*Task*:
Restate, exactly and without pictures, the lines from the start of the listing below through the line holding "samples 0, 0.1T, ..., 2T".

*Provided data*:
*-*-*

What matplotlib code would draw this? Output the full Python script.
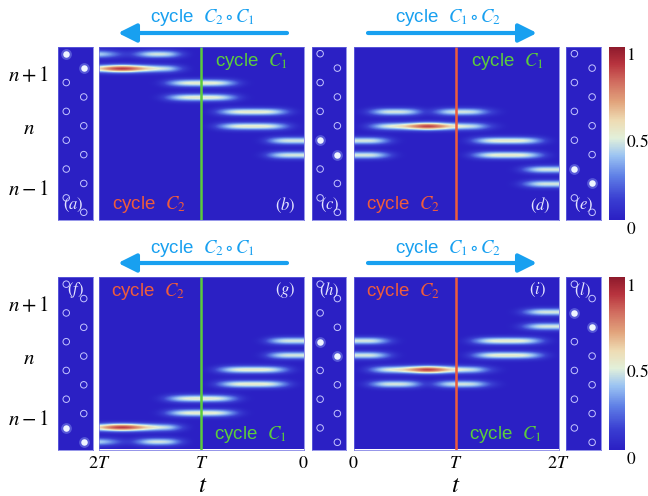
import numpy as np
import matplotlib
matplotlib.use("Agg")
import matplotlib.pyplot as plt
from matplotlib.colors import LinearSegmentedColormap, Normalize
from matplotlib.patches import FancyArrowPatch
from matplotlib.cm import ScalarMappable

plt.rcParams['mathtext.fontset'] = 'stix'

# ---------------- data ----------------
N_SITES = 12
N_T = 21            # time samples 0, 0.1T, ..., 2T

# site densities: {site row: values at t = 0, 0.1T, ..., 2T}
panel_b = {
    0: [0, 0, 0, 0, 0, 0, 0, 0, 0, 0, 0, 0, 0.15, 0.45, 0.5, 0.5, 0.3, 0.08, 0.15, 0.35, 0.45],
    1: [0, 0, 0, 0, 0, 0, 0, 0, 0, 0, 0, 0, 0.15, 0.45, 0.5, 0.6, 0.75, 0.95, 1.0, 0.85, 0.6],
    2: [0, 0, 0, 0, 0, 0, 0.05, 0.3, 0.5, 0.55, 0.55, 0.55, 0.5, 0.3, 0.05, 0, 0, 0, 0, 0, 0],
    3: [0, 0, 0, 0, 0, 0, 0.05, 0.3, 0.5, 0.55, 0.55, 0.55, 0.5, 0.3, 0.05, 0, 0, 0, 0, 0, 0],
    4: [0, 0.05, 0.3, 0.5, 0.55, 0.55, 0.55, 0.5, 0.3, 0.05, 0, 0, 0, 0, 0, 0, 0, 0, 0, 0, 0],
    5: [0, 0.05, 0.3, 0.5, 0.55, 0.55, 0.55, 0.5, 0.3, 0.05, 0, 0, 0, 0, 0, 0, 0, 0, 0, 0, 0],
    6: [0.5, 0.5, 0.5, 0.35, 0.05, 0, 0, 0, 0, 0, 0, 0, 0, 0, 0, 0, 0, 0, 0, 0, 0],
    7: [0.5, 0.5, 0.5, 0.35, 0.05, 0, 0, 0, 0, 0, 0, 0, 0, 0, 0, 0, 0, 0, 0, 0, 0],
}
panel_d = {
    4: [0, 0.05, 0.3, 0.5, 0.5, 0.5, 0.35, 0.05, 0.2, 0.45, 0.5, 0.5, 0.45, 0.2, 0.05, 0, 0, 0, 0, 0, 0],
    5: [0, 0.05, 0.3, 0.5, 0.55, 0.65, 0.82, 1.0, 0.92, 0.7, 0.55, 0.5, 0.45, 0.2, 0.05, 0, 0, 0, 0, 0, 0],
    6: [0.5, 0.5, 0.5, 0.3, 0.05, 0, 0, 0, 0, 0, 0, 0.05, 0.3, 0.5, 0.55, 0.55, 0.55, 0.5, 0.3, 0.05, 0],
    7: [0.5, 0.5, 0.5, 0.3, 0.05, 0, 0, 0, 0, 0, 0, 0.05, 0.3, 0.5, 0.55, 0.55, 0.55, 0.5, 0.3, 0.05, 0],
    8: [0, 0, 0, 0, 0, 0, 0, 0, 0, 0, 0, 0, 0, 0, 0, 0, 0.05, 0.3, 0.5, 0.5, 0.5],
    9: [0, 0, 0, 0, 0, 0, 0, 0, 0, 0, 0, 0, 0, 0, 0, 0, 0.05, 0.3, 0.5, 0.5, 0.5],
}
panel_g = {
    11: [0, 0, 0, 0, 0, 0, 0, 0, 0, 0, 0, 0, 0.15, 0.45, 0.5, 0.5, 0.3, 0.08, 0.15, 0.35, 0.45],
    10: [0, 0, 0, 0, 0, 0, 0, 0, 0, 0, 0, 0, 0.15, 0.45, 0.5, 0.6, 0.75, 0.95, 1.0, 0.85, 0.6],
    9: [0, 0, 0, 0, 0, 0, 0.05, 0.3, 0.5, 0.55, 0.55, 0.55, 0.5, 0.3, 0.05, 0, 0, 0, 0, 0, 0],
    8: [0, 0, 0, 0, 0, 0, 0.05, 0.3, 0.5, 0.55, 0.55, 0.55, 0.5, 0.3, 0.05, 0, 0, 0, 0, 0, 0],
    7: [0, 0.05, 0.3, 0.5, 0.55, 0.55, 0.55, 0.5, 0.3, 0.05, 0, 0, 0, 0, 0, 0, 0, 0, 0, 0, 0],
    6: [0, 0.05, 0.3, 0.5, 0.55, 0.55, 0.55, 0.5, 0.3, 0.05, 0, 0, 0, 0, 0, 0, 0, 0, 0, 0, 0],
    5: [0.5, 0.5, 0.5, 0.35, 0.05, 0, 0, 0, 0, 0, 0, 0, 0, 0, 0, 0, 0, 0, 0, 0, 0],
    4: [0.5, 0.5, 0.5, 0.35, 0.05, 0, 0, 0, 0, 0, 0, 0, 0, 0, 0, 0, 0, 0, 0, 0, 0],
}
panel_i = {
    7: [0, 0.05, 0.3, 0.5, 0.5, 0.5, 0.35, 0.05, 0.2, 0.45, 0.5, 0.5, 0.45, 0.2, 0.05, 0, 0, 0, 0, 0, 0],
    6: [0, 0.05, 0.3, 0.5, 0.55, 0.65, 0.82, 1.0, 0.92, 0.7, 0.55, 0.5, 0.45, 0.2, 0.05, 0, 0, 0, 0, 0, 0],
    5: [0.5, 0.5, 0.5, 0.3, 0.05, 0, 0, 0, 0, 0, 0, 0.05, 0.3, 0.5, 0.55, 0.55, 0.55, 0.5, 0.3, 0.05, 0],
    4: [0.5, 0.5, 0.5, 0.3, 0.05, 0, 0, 0, 0, 0, 0, 0.05, 0.3, 0.5, 0.55, 0.55, 0.55, 0.5, 0.3, 0.05, 0],
    3: [0, 0, 0, 0, 0, 0, 0, 0, 0, 0, 0, 0, 0, 0, 0, 0, 0.05, 0.3, 0.5, 0.5, 0.5],
    2: [0, 0, 0, 0, 0, 0, 0, 0, 0, 0, 0, 0, 0, 0, 0, 0, 0.05, 0.3, 0.5, 0.5, 0.5],
}

# occupied lattice sites in the side panels
occ_a = [0, 1]
occ_c = [6, 7]
occ_e = [8, 9]
occ_f = [10, 11]
occ_h = [4, 5]
occ_l = [2, 3]

t_ticks = [0, 1, 2]
t_ticklabels = ['$0$', '$T$', '$2T$']
cbar_ticks = [0, 0.5, 1]
cbar_ticklabels = ['$0$', '$0.5$', '$1$']
cell_labels = ['$n+1$', '$n$', '$n-1$']

# ---------------- style ----------------
BG = '#2b20c4'
BLUE = '#18a0f0'
GREEN = '#5ccc3c'
RED = '#ee5c3c'
LBL = '#e4e4ff'
SANS = 'Liberation Sans'

cmap = LinearSegmentedColormap.from_list('temp', [
    (0.00, '#2b20c4'), (0.12, '#3a3fd2'), (0.25, '#5f7fe6'), (0.37, '#9cc4f2'),
    (0.47, '#e2f0da'), (0.57, '#eedcb4'), (0.68, '#e2a47c'), (0.80, '#d06a5e'),
    (0.90, '#b8343e'), (1.00, '#8e1a2c')])

W, H = 648, 496
fig = plt.figure(figsize=(W / 100, H / 100), dpi=100)


def rect(x0, y0, x1, y1):
    return [x0 / W, 1 - y1 / H, (x1 - x0) / W, (y1 - y0) / H]


def fx(x):
    return x / W


def fy(y):
    return 1 - y / H


K = 7
prof = np.exp(-((np.arange(K) - (K - 1) / 2) / K) ** 2 / (2 * 0.17 ** 2))


def heat(box, rows, reverse, line_color, bottom):
    ax = fig.add_axes(rect(*box))
    M = np.zeros((N_SITES, N_T))
    for r, v in rows.items():
        M[r] = v
    img = (M[:, None, :] * prof[None, :, None]).reshape(N_SITES * K, N_T)
    ax.imshow(img, cmap=cmap, vmin=0, vmax=1, aspect='auto',
              extent=(-0.05, 2.05, N_SITES - 0.5, -0.5),
              interpolation='bicubic', interpolation_stage='data')
    ax.set_ylim(N_SITES - 0.5, -0.5)
    ax.set_xlim((2, 0) if reverse else (0, 2))
    ax.axvline(1, color=line_color, lw=1.8)
    ax.set_yticks([])
    if bottom:
        ax.set_xticks(t_ticks)
        ax.set_xticklabels(t_ticklabels, fontsize=13)
        ax.tick_params(axis='x', length=0, pad=3)
    else:
        ax.set_xticks([])
    for s in ax.spines.values():
        s.set_color('#6a6ae0')
        s.set_linewidth(0.5)
    return ax


def lattice(box, occ):
    ax = fig.add_axes(rect(*box))
    ax.set_facecolor(BG)
    ax.set_xlim(0, 1)
    ax.set_ylim(N_SITES - 0.5, -0.5)
    ax.set_xticks([])
    ax.set_yticks([])
    ys = np.arange(N_SITES)
    xs = np.where(ys % 2 == 0, 0.25, 0.75)
    empty = [i for i in ys if i not in occ]
    ax.scatter(xs[empty], ys[empty], s=22, facecolors='none',
               edgecolors='#c4c4ff', linewidths=0.7, zorder=2)
    ax.scatter(xs[occ], ys[occ], s=60, color='#a8c0ff', alpha=0.35,
               linewidths=0, zorder=3)
    ax.scatter(xs[occ], ys[occ], s=22, color='#eef4ff', linewidths=0, zorder=4)
    for s in ax.spines.values():
        s.set_color('#6a6ae0')
        s.set_linewidth(0.5)
    return ax


TOP = (46.5, 219.5)
BOT = (277.0, 449.5)

for (y0, y1), top in [(TOP, True), (BOT, False)]:
    if top:
        lattice((57.5, y0, 92.5, y1), occ_a)
        heat((99, y0, 303.5, y1), panel_b, True, GREEN, False)
        lattice((311.5, y0, 346, y1), occ_c)
        heat((353.5, y0, 558.5, y1), panel_d, False, RED, False)
        lattice((565.5, y0, 601, y1), occ_e)
    else:
        lattice((57.5, y0, 92.5, y1), occ_f)
        heat((99, y0, 303.5, y1), panel_g, True, GREEN, True)
        lattice((311.5, y0, 346, y1), occ_h)
        heat((353.5, y0, 558.5, y1), panel_i, False, RED, True)
        lattice((565.5, y0, 601, y1), occ_l)
    cax = fig.add_axes(rect(609, y0, 625, y1))
    cb = fig.colorbar(ScalarMappable(norm=Normalize(0, 1), cmap=cmap), cax=cax,
                      ticks=cbar_ticks)
    cb.outline.set_visible(False)
    cax.set_yticklabels(cbar_ticklabels, fontsize=12.5)
    cax.tick_params(length=0, pad=0.5)
    for lab in cax.get_yticklabels():
        lab.set_va('top')

# row labels
for dy in (0, 230.5):
    for lab, y in zip(cell_labels, [75, 128, 188.7]):
        fig.text(fx(28.5), fy(y + dy), lab, fontsize=15, ha='center', va='center')

# panel letters
letters = [('a', 73, 204.5), ('b', 285, 205.5), ('c', 330, 205), ('d', 540, 205.5),
           ('e', 584, 205), ('f', 75, 290), ('g', 285, 290), ('h', 329, 290),
           ('i', 537, 290), ('l', 582, 290)]
for L, x, y in letters:
    fig.text(fx(x), fy(y), '$(' + L + ')$', fontsize=12, color=LBL,
             ha='center', va='center')

# cycle labels inside heatmaps
c1 = 'cycle  $C_1$'
c2 = 'cycle  $C_2$'
for txt, col, x, y in [(c1, GREEN, 251.5, 61.5), (c2, RED, 148.5, 204.5),
                       (c1, GREEN, 507.5, 61.5), (c2, RED, 402.5, 204.5),
                       (c2, RED, 147.5, 291.5), (c1, GREEN, 250.5, 434.5),
                       (c2, RED, 402.5, 291.5), (c1, GREEN, 505.5, 434.5)]:
    fig.text(fx(x), fy(y), txt, fontsize=13.5, color=col, family=SANS,
             ha='center', va='center')

# arrows with composite cycle labels
for ty, ay in [(17.5, 33), (248.5, 263)]:
    fig.text(fx(202), fy(ty), r'cycle  $C_2\circ C_1$', fontsize=13.5, color=BLUE,
             family=SANS, ha='center', va='center')
    fig.text(fx(448), fy(ty), r'cycle  $C_1\circ C_2$', fontsize=13.5, color=BLUE,
             family=SANS, ha='center', va='center')
    for xa, xb in [(287, 118), (368, 537)]:
        fig.add_artist(FancyArrowPatch((fx(xa), fy(ay)), (fx(xb), fy(ay)),
                                       transform=fig.transFigure,
                                       arrowstyle='-|>,head_length=11,head_width=5.5',
                                       mutation_scale=1, lw=3, color=BLUE,
                                       shrinkA=0, shrinkB=0))

# time axis labels
fig.text(fx(203), fy(485), '$t$', fontsize=18, ha='center', va='center')
fig.text(fx(456), fy(485), '$t$', fontsize=18, ha='center', va='center')

fig.savefig('out.png', dpi=100)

*-*-*

*Correct answer*:
What matplotlib code would draw this? Output the full Python script.
import numpy as np
import matplotlib
matplotlib.use("Agg")
import matplotlib.pyplot as plt
from matplotlib.colors import LinearSegmentedColormap, Normalize
from matplotlib.patches import FancyArrowPatch
from matplotlib.cm import ScalarMappable

plt.rcParams['mathtext.fontset'] = 'stix'

# ---------------- data ----------------
N_SITES = 12
N_T = 21            # time samples 0, 0.1T, ..., 2T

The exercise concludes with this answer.